Cela a d’ores et déjà eu des conséquences concrètes. Au mois d’octobre 2013, dix marins et vingt-cinq gardes privés travaillant pour une société de l’Ohio ont été arrêtés en Inde alors qu’ils convoyaient un navire de protection anti-piraterie pour le compte d’une société militaire privée américaine. Ils ont été accusés de possession illégale d’armes. Par conséquent, l’agrément de gardes privés au niveau national, sur lequel nous légiférons, ne préjuge en rien le statut de leur présence et de leur utilisation dans les eaux internationales ou dans les eaux territoriales d’autres pays, au regard du droit international.
De même, la législation nationale sur les armes de l’État côtier s’applique dans ses eaux territoriales et lui permet donc d’engager des poursuites pour non-respect de sa législation. Des États interdisent ainsi explicitement l’utilisation de gardes armés dans leurs eaux territoriales, considérant cela comme une violation de leur souveraineté.
Les actes de piraterie se concentrent sur des espaces limités et identifiés, en général, à proximité de passages étroits, dans l’Océan Indien, en particulier dans le golfe d’Aden, qui constitue le passage obligé vers le canal de Suez, par lequel transite 15 % du pétrole mondial et la totalité des échanges par conteneurs entre l’Europe et la Chine. Le Bassin somalien, le Golfe de Guinée, l’Indonésie, les détroits de Singapour et le Bangladesh sont d’autres endroits à risques. Des initiatives ont été prises au niveau international et européen pour sécuriser ces espaces et la France y a pris sa part.
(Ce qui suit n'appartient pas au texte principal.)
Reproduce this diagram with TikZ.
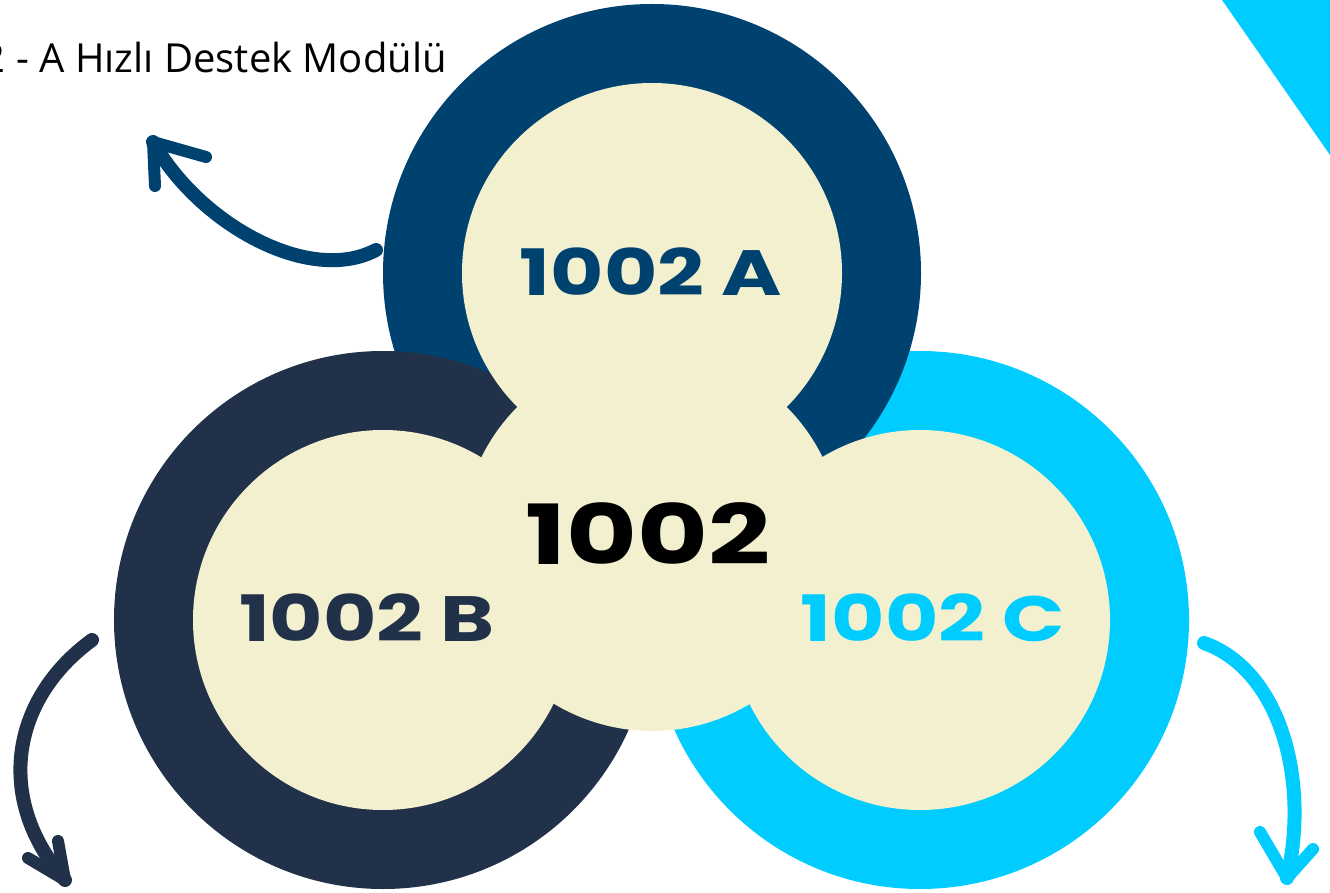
\documentclass[tikz,border=0pt]{standalone}
\usepackage{fontspec}
\setmainfont{Open Sans}
\newfontfamily\numfont{Poppins}
\usepackage{tikz}
\definecolor{blueA}{HTML}{00426F}
\definecolor{navyB}{HTML}{21314A}
\definecolor{cyanC}{HTML}{00CCFF}
\definecolor{cream}{HTML}{F2F0CE}

\begin{document}
\begin{tikzpicture}[
		x=1pt, y=-1pt,
		ring/.style={circle, inner sep=0pt, outer sep=0pt, minimum size=538pt},
		disk/.style={circle, fill=cream, inner sep=0pt, outer sep=0pt, minimum size=380pt},
		lab/.style={font=\numfont\bfseries\fontsize{64}{64}\selectfont, xscale=1.28, inner sep=0pt},
		swoosh/.style={line width=14pt, line cap=round, line join=round}
	]
	\useasboundingbox (0,0) rectangle (1330,893);

	\fill[cyanC] (1222,0) -- (1330,0) -- (1330,155) -- cycle;

	\node[ring, fill=cyanC] (ringC) at (920,620) {};
	\node[ring, fill=blueA] (ringA) at (652,273) {};
	\node[ring, fill=navyB] (ringB) at (383,620) {};

	\node[disk] (diskA) at (652,273) {};
	\node[disk] (diskB) at (383,620) {};
	\node[disk] (diskC) at (920,620) {};
	\node[disk] (diskM) at (652,541) {};

	\node[lab, text=blueA] (labA) at (651,272) {1002 A};
	\node[lab, text=navyB] (labB) at (367,618) {1002 B};
	\node[lab, text=cyanC] (labC) at (933,618) {1002 C};
	\node[lab, text=black, xscale=1.31/1.28, font=\numfont\bfseries\fontsize{83}{83}\selectfont] (labM) at (648,534) {1002};

	\node[anchor=base east, font=\fontsize{40}{40}\selectfont, inner sep=0pt] (title) at (447,73) {2 - A Hızlı Destek Modülü};

	\coordinate (tailA) at (376,250);
	\coordinate (tipA) at (153,142);
	\draw[swoosh, blueA] (tailA) .. controls (310,285) and (200,225) .. (tipA);
	\draw[swoosh, blueA, line width=12pt] (155,186) -- (tipA) -- (206,157);

	\coordinate (tailB) at (92,640);
	\coordinate (tipB) at (65,880);
	\draw[swoosh, navyB] (tailB) .. controls (10,700) and (-5,800) .. (tipB);
	\draw[swoosh, navyB, line width=12pt] (58,841) -- (tipB) -- (28,858);

	\coordinate (tailC) at (1204,643);
	\coordinate (tipC) at (1287,878);
	\draw[swoosh, cyanC] (tailC) .. controls (1280,670) and (1310,780) .. (tipC);
	\draw[swoosh, cyanC, line width=12pt] (1260,832) -- (tipC) -- (1313,849);
\end{tikzpicture}
\end{document}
La question du renforcement de ces dispositions doit être posée, par une coopération multilatérale, afin de les rendre plus efficaces. Nous constatons que, là où elles ont été appliquées, les actes de piraterie reculent. À l’inverse, la piraterie s’accroît là où rien n’a encore été entrepris. Je crois davantage à ce déploiement de la coopération qu’à la création de ces gardes armés privés, dont nous voyons toutes les difficultés matérielles et juridiques, auxquelles elle nous expose et les risques de dérives, vers lesquelles elles peuvent nous entraîner.